私は過去五年、この思いを胸に抱きながらビジルに参加してきた。日本で生まれ育った私は原爆の悲惨さをよく知っているが、一方過去二十六年アメリカに暮らして、第二次大戦中に日本がアメリカにもたらした痛みも理解出来るようになったように思う。

スカースデールのヒッチコック教会で行われた真珠湾五十周年の日米合同追悼礼拝には私も参加させていただいたが、そこで私は何人かの日本人に、「アメリカ人と一緒に犠牲者を追悼することで、十二月七日は、今後私にとっても記念すべき日となった」と言うのを聞いた。ヒッチコック教会が日本人とアメリカ人が痛みを分かち合って共に祈ろうと呼び掛けたことが、私のその翌年からのビジルへの参加となったのである。それから五年私は毎年ビジルに参加しているがそれはアメリカを批判するためではなく、犠牲者を追悼し、原爆投下の事実を忘れないことで、どの国であれ人類が再びこうした武器を使うことのないよう祈るためである。

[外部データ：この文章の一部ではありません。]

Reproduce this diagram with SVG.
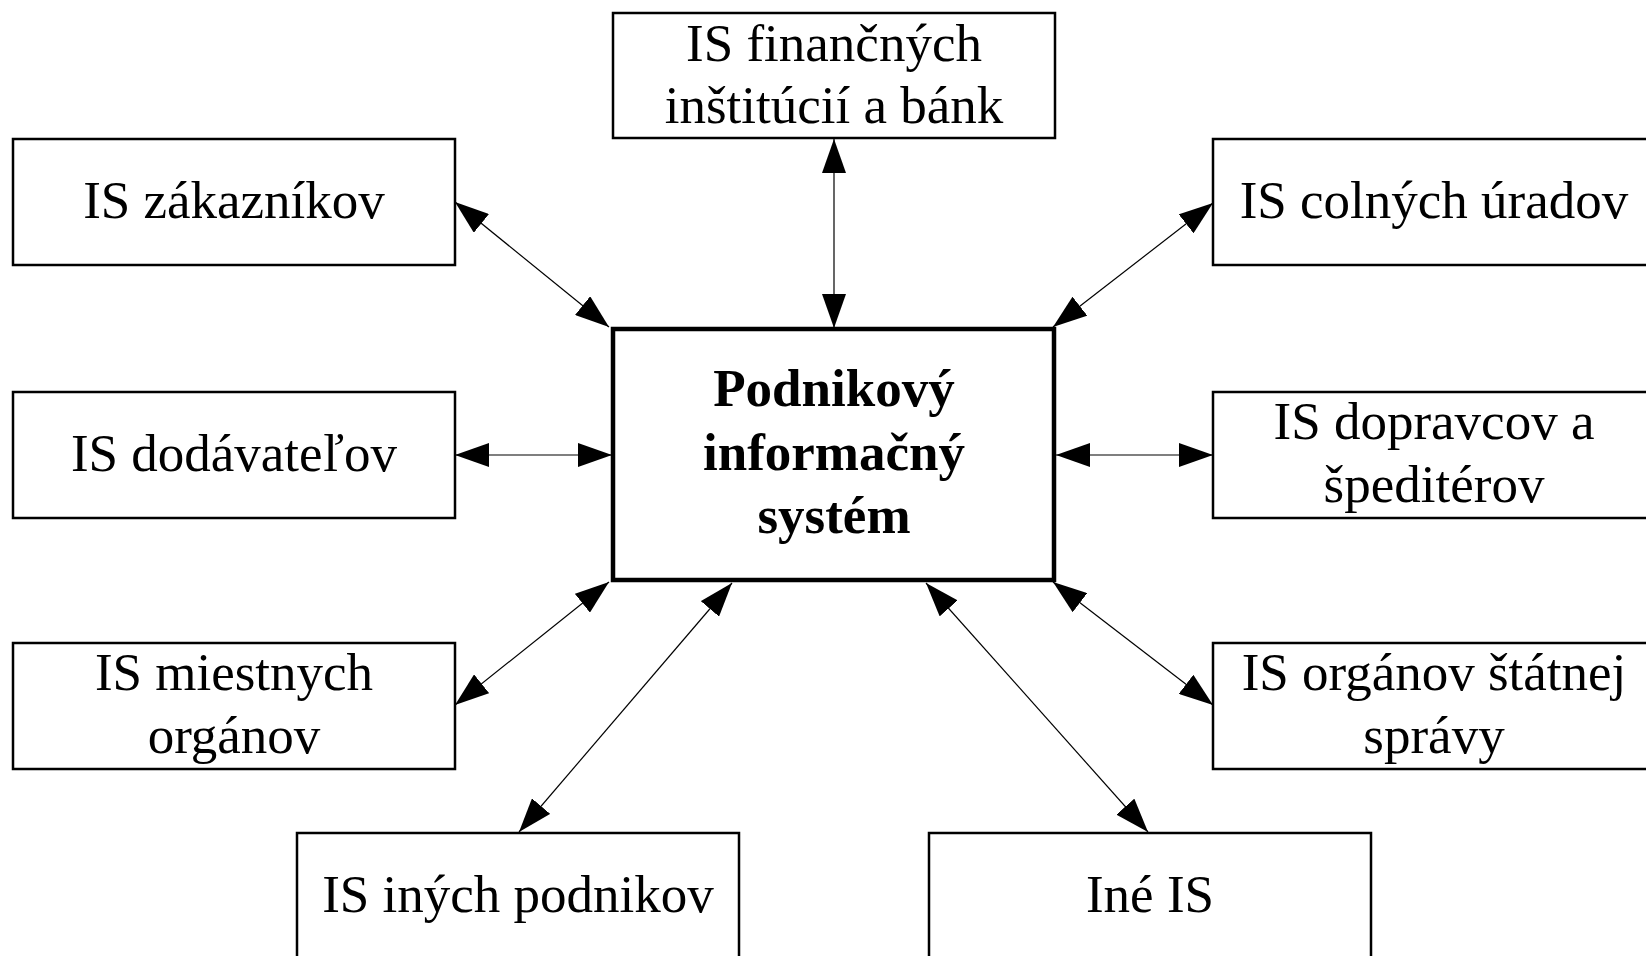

ミスター・ブロックは、日本の復興に手を貸した当時のアメリカの為政者には目がなかったとするがその意見に私は賛同出来ない。ほとんどの日本人は戦後アメリカに救済されたことをいまだに忘れてはいない。私は湾岸戦争の当時、よく戦時中の日本を思ったものだが、それはイラクの人たちが当時の日本の国民と同じように政府の都合のいい発表を信じこまされていたからである。アメリカは、そうして日本の復興、民主主義の確立に手を貸しただけではなく、飢餓からも多くの人を救った。今隣人としてここに住んでいる日本人もアメリカの助けなしには、生まれていなかったかも知れない。その寛大な政策で結果的に日本をアジアで最も熱心な自国の支持国とし、貿易面もでも有数なパートナーにしたアメリカはそのことに大きな誇りを持つべきだと私は思う。」